Это и составляет реальное содержание третьего, наиболее интересного для нас типа ответов на поставленные ранее вопросы – поиск более эффективного и более современного научного подхода к истории.
Современный авторитет «точных» методов и сфер научного исследования (то есть тех, которые основаны на количественном анализе и четкой логической структуре вывода), естественно, приводит к вопросу о том, какое значение для исторического познания могут иметь эти методы.
Собственно говоря, проникновение в исторические дисциплины математических и статистических методов – не событие наших дней, оно началось еще в первой половине прошлого столетия. При этом уже тогда дело не ограничивалось просто увеличением цифровых данных в описаниях общественного бытия соответствующей эпохи, но речь шла и о попытках использовать в исследовании новый для своего времени подход к самой характеристике этого бытия. Так, появление термодинамики дало стимул для рассмотрения общества как статистического агрегата, характеризуемого определенными показателями.

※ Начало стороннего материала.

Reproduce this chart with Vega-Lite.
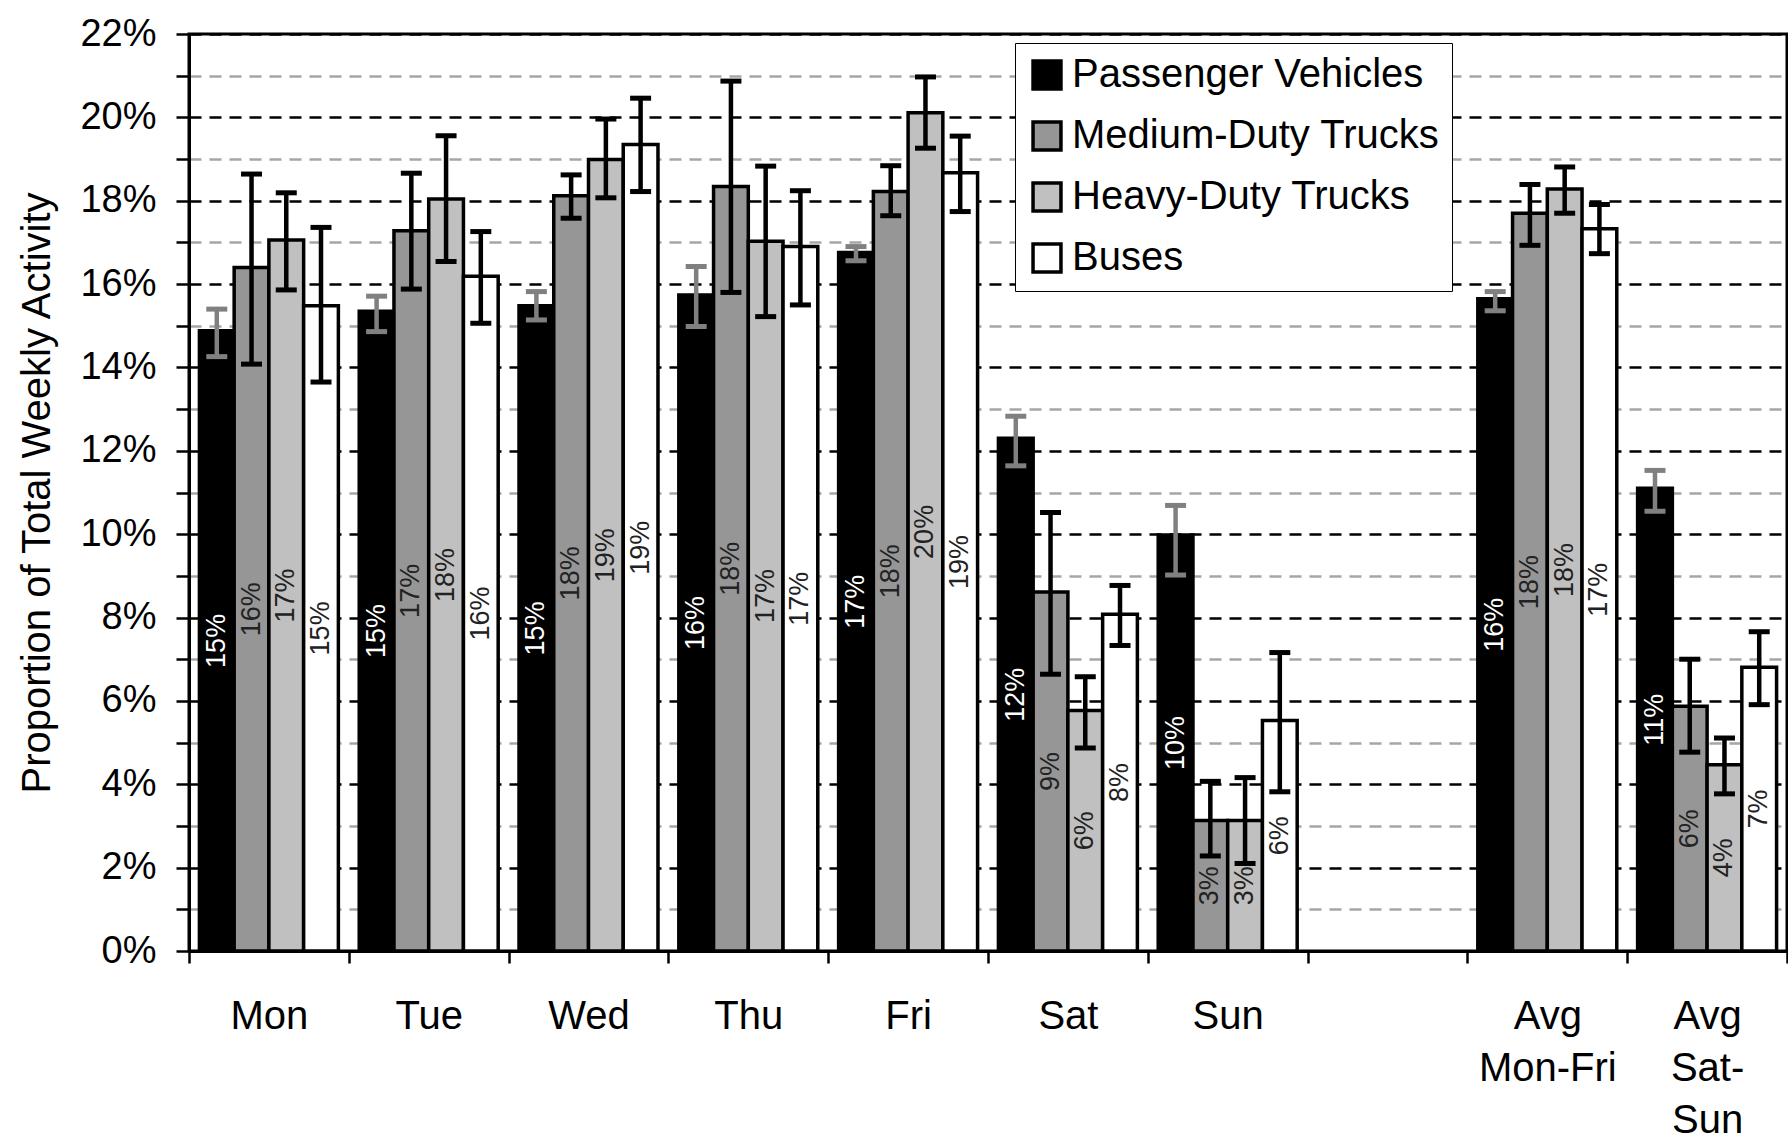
{
  "$schema": "https://vega.github.io/schema/vega-lite/v6.json",
  "width": 1598,
  "height": 917,
  "autosize": {"type": "none"},
  "padding": {"left": 189, "top": 34, "right": 1, "bottom": 188},
  "background": "white",
  "config": {"font": "Liberation Sans", "view": {"stroke": "black", "strokeWidth": 3}},
  "data": {"values": [
    {"day": "Mon", "series": "Passenger Vehicles", "value": 0.1488, "lo": 0.1426, "hi": 0.1540},
    {"day": "Mon", "series": "Medium-Duty Trucks", "value": 0.1640, "lo": 0.1408, "hi": 0.1864},
    {"day": "Mon", "series": "Heavy-Duty Trucks", "value": 0.1706, "lo": 0.1586, "hi": 0.1819},
    {"day": "Mon", "series": "Buses", "value": 0.1548, "lo": 0.1365, "hi": 0.1736},
    {"day": "Tue", "series": "Passenger Vehicles", "value": 0.1535, "lo": 0.1486, "hi": 0.1571},
    {"day": "Tue", "series": "Medium-Duty Trucks", "value": 0.1728, "lo": 0.1588, "hi": 0.1866},
    {"day": "Tue", "series": "Heavy-Duty Trucks", "value": 0.1804, "lo": 0.1654, "hi": 0.1956},
    {"day": "Tue", "series": "Buses", "value": 0.1619, "lo": 0.1506, "hi": 0.1726},
    {"day": "Wed", "series": "Passenger Vehicles", "value": 0.1548, "lo": 0.1514, "hi": 0.1582},
    {"day": "Wed", "series": "Medium-Duty Trucks", "value": 0.1812, "lo": 0.1758, "hi": 0.1862},
    {"day": "Wed", "series": "Heavy-Duty Trucks", "value": 0.1899, "lo": 0.1807, "hi": 0.1996},
    {"day": "Wed", "series": "Buses", "value": 0.1935, "lo": 0.1822, "hi": 0.2046},
    {"day": "Thu", "series": "Passenger Vehicles", "value": 0.1574, "lo": 0.1498, "hi": 0.1642},
    {"day": "Thu", "series": "Medium-Duty Trucks", "value": 0.1834, "lo": 0.1580, "hi": 0.2087},
    {"day": "Thu", "series": "Heavy-Duty Trucks", "value": 0.1703, "lo": 0.1522, "hi": 0.1883},
    {"day": "Thu", "series": "Buses", "value": 0.1690, "lo": 0.1550, "hi": 0.1824},
    {"day": "Fri", "series": "Passenger Vehicles", "value": 0.1676, "lo": 0.1656, "hi": 0.1690},
    {"day": "Fri", "series": "Medium-Duty Trucks", "value": 0.1822, "lo": 0.1764, "hi": 0.1884},
    {"day": "Fri", "series": "Heavy-Duty Trucks", "value": 0.2011, "lo": 0.1926, "hi": 0.2097},
    {"day": "Fri", "series": "Buses", "value": 0.1867, "lo": 0.1774, "hi": 0.1955},
    {"day": "Sat", "series": "Passenger Vehicles", "value": 0.1230, "lo": 0.1164, "hi": 0.1283},
    {"day": "Sat", "series": "Medium-Duty Trucks", "value": 0.0861, "lo": 0.0664, "hi": 0.1052},
    {"day": "Sat", "series": "Heavy-Duty Trucks", "value": 0.0577, "lo": 0.0487, "hi": 0.0658},
    {"day": "Sat", "series": "Buses", "value": 0.0808, "lo": 0.0733, "hi": 0.0877},
    {"day": "Sun", "series": "Passenger Vehicles", "value": 0.0998, "lo": 0.0902, "hi": 0.1069},
    {"day": "Sun", "series": "Medium-Duty Trucks", "value": 0.0313, "lo": 0.0228, "hi": 0.0407},
    {"day": "Sun", "series": "Heavy-Duty Trucks", "value": 0.0313, "lo": 0.0210, "hi": 0.0416},
    {"day": "Sun", "series": "Buses", "value": 0.0553, "lo": 0.0382, "hi": 0.0716},
    {"day": "Avg|Mon-Fri", "series": "Passenger Vehicles", "value": 0.1565, "lo": 0.1536, "hi": 0.1582},
    {"day": "Avg|Mon-Fri", "series": "Medium-Duty Trucks", "value": 0.1770, "lo": 0.1693, "hi": 0.1839},
    {"day": "Avg|Mon-Fri", "series": "Heavy-Duty Trucks", "value": 0.1828, "lo": 0.1770, "hi": 0.1881},
    {"day": "Avg|Mon-Fri", "series": "Buses", "value": 0.1733, "lo": 0.1673, "hi": 0.1791},
    {"day": "Avg|Sat-|Sun", "series": "Passenger Vehicles", "value": 0.1110, "lo": 0.1055, "hi": 0.1153},
    {"day": "Avg|Sat-|Sun", "series": "Medium-Duty Trucks", "value": 0.0587, "lo": 0.0477, "hi": 0.0700},
    {"day": "Avg|Sat-|Sun", "series": "Heavy-Duty Trucks", "value": 0.0447, "lo": 0.0377, "hi": 0.0511},
    {"day": "Avg|Sat-|Sun", "series": "Buses", "value": 0.0681, "lo": 0.0591, "hi": 0.0766}
  ]},
  "layer": [
    {
      "layer": [
        {
          "mark": {"type": "bar", "stroke": "black", "strokeWidth": 3.5, "opacity": 1},
          "encoding": {
            "x": {
              "field": "day", "type": "nominal", "sort": null,
              "scale": {"domain": ["Mon", "Tue", "Wed", "Thu", "Fri", "Sat", "Sun", " ", "Avg|Mon-Fri", "Avg|Sat-|Sun"], "paddingInner": 0, "paddingOuter": 0},
              "axis": {
                "title": null, "labelExpr": "split(datum.label, '|')", "labelAngle": 0, "labelFontSize": 40,
                "labelColor": "black", "labelPadding": 33, "labelLineHeight": 52, "labelBaseline": "top",
                "tickBand": "extent", "tickSize": 12, "tickWidth": 2.5, "tickColor": "black",
                "domainColor": "black", "domainWidth": 3, "grid": false
              }
            },
            "xOffset": {
              "field": "series", "type": "nominal", "sort": null,
              "scale": {"domain": ["Passenger Vehicles", "Medium-Duty Trucks", "Heavy-Duty Trucks", "Buses"], "paddingOuter": 0.3, "paddingInner": 0}
            },
            "y": {
              "field": "value", "type": "quantitative",
              "scale": {"domain": [0, 0.22], "nice": false, "zero": true},
              "axis": {
                "title": "Proportion of Total Weekly Activity", "titleFontSize": 40, "titleFontWeight": "normal",
                "titleColor": "black", "titlePadding": 22,
                "values": [0, 0.01, 0.02, 0.03, 0.04, 0.05, 0.06, 0.07, 0.08, 0.09, 0.1, 0.11, 0.12, 0.13, 0.14, 0.15, 0.16, 0.17, 0.18, 0.19, 0.2, 0.21, 0.22],
                "format": ".0%",
                "labelExpr": "round(datum.value * 100) % 2 === 0 ? datum.label : ''",
                "labelFontSize": 38, "labelColor": "black", "labelPadding": 20, "labelFlush": false, "labelOverlap": false,
                "tickSize": 13, "tickWidth": 2.5, "tickColor": "black",
                "domainColor": "black", "domainWidth": 3,
                "grid": true, "gridDash": [12, 8], "gridWidth": 2.5,
                "gridColor": {"condition": {"test": "round(datum.value * 100) % 2 === 0", "value": "black"}, "value": "#a6a6a6"}
              }
            },
            "color": {
              "field": "series", "type": "nominal",
              "scale": {"domain": ["Passenger Vehicles", "Medium-Duty Trucks", "Heavy-Duty Trucks", "Buses"], "range": ["#000000", "#969696", "#c0c0c0", "#ffffff"]},
              "legend": {
                "title": null, "orient": "none", "legendX": 826, "legendY": 9, "direction": "vertical",
                "fillColor": "white", "strokeColor": "black", "padding": 12,
                "symbolType": "square", "symbolSize": 780, "symbolStrokeColor": "black", "symbolStrokeWidth": 3.5, "symbolOpacity": 1,
                "labelFontSize": 40, "labelColor": "black", "labelOffset": 5, "rowPadding": 19, "labelLimit": 600
              }
            }
          }
        },
        {
          "mark": {"type": "rule", "strokeWidth": 4.5, "opacity": 1},
          "encoding": {
            "x": {"field": "day", "type": "nominal", "sort": null},
            "xOffset": {"field": "series", "type": "nominal", "sort": null},
            "y": {"field": "lo", "type": "quantitative"},
            "y2": {"field": "hi"},
            "color": {"condition": {"test": "datum.series === 'Passenger Vehicles'", "value": "#808080"}, "value": "black"}
          }
        },
        {
          "mark": {"type": "tick", "thickness": 5, "size": 21, "opacity": 1},
          "encoding": {
            "x": {"field": "day", "type": "nominal", "sort": null},
            "xOffset": {"field": "series", "type": "nominal", "sort": null},
            "y": {"field": "lo", "type": "quantitative"},
            "color": {"condition": {"test": "datum.series === 'Passenger Vehicles'", "value": "#808080"}, "value": "black"}
          }
        },
        {
          "mark": {"type": "tick", "thickness": 5, "size": 21, "opacity": 1},
          "encoding": {
            "x": {"field": "day", "type": "nominal", "sort": null},
            "xOffset": {"field": "series", "type": "nominal", "sort": null},
            "y": {"field": "hi", "type": "quantitative"},
            "color": {"condition": {"test": "datum.series === 'Passenger Vehicles'", "value": "#808080"}, "value": "black"}
          }
        }
      ]
    },
    {
      "mark": {"type": "text", "angle": 270, "fontSize": 27, "align": "center", "baseline": "middle"},
      "encoding": {
        "x": {"field": "day", "type": "nominal", "sort": null},
        "xOffset": {"field": "series", "type": "nominal", "sort": null},
        "y": {"field": "value", "type": "quantitative", "scale": {"domain": [0, 0.44], "nice": false, "zero": true}, "axis": null},
        "text": {"field": "value", "type": "quantitative", "format": ".0%"},
        "color": {"condition": {"test": "datum.series === 'Passenger Vehicles'", "value": "white"}, "value": "#222222"}
      }
    }
  ],
  "resolve": {"scale": {"y": "independent"}}
}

Классическим примером может служить трактовка уголовной статистики Ж. Пэше, а потом Л.А. Кетле, Г. Боклем и др. Из книги Пэше К. Маркс выписал следующее положение: «Ежегодное число самоубийств, которое является у нас до известной степени нормальным и периодическим, следует считать симптомом плохой организации нашего общества, так как во время застоя промышленности и ее кризисов, в эпоху дороговизны средств к существованию и в суровые зимы симптом этот более бросается в глаза и принимает эпидемический характер. Проституция и кражи растут тогда в такой же пропорции»[300]. Исходя из аналогичных данных о постоянстве числа преступлений, Бокль (следуя взглядам Кетле) делал вывод о том, что «самоубийство есть продукт известного состояния всего общества», «проступки людей происходят не столько от пороков отдельных виновников, сколько от состояния общества, в которое эти люди бывают заброшены»[301].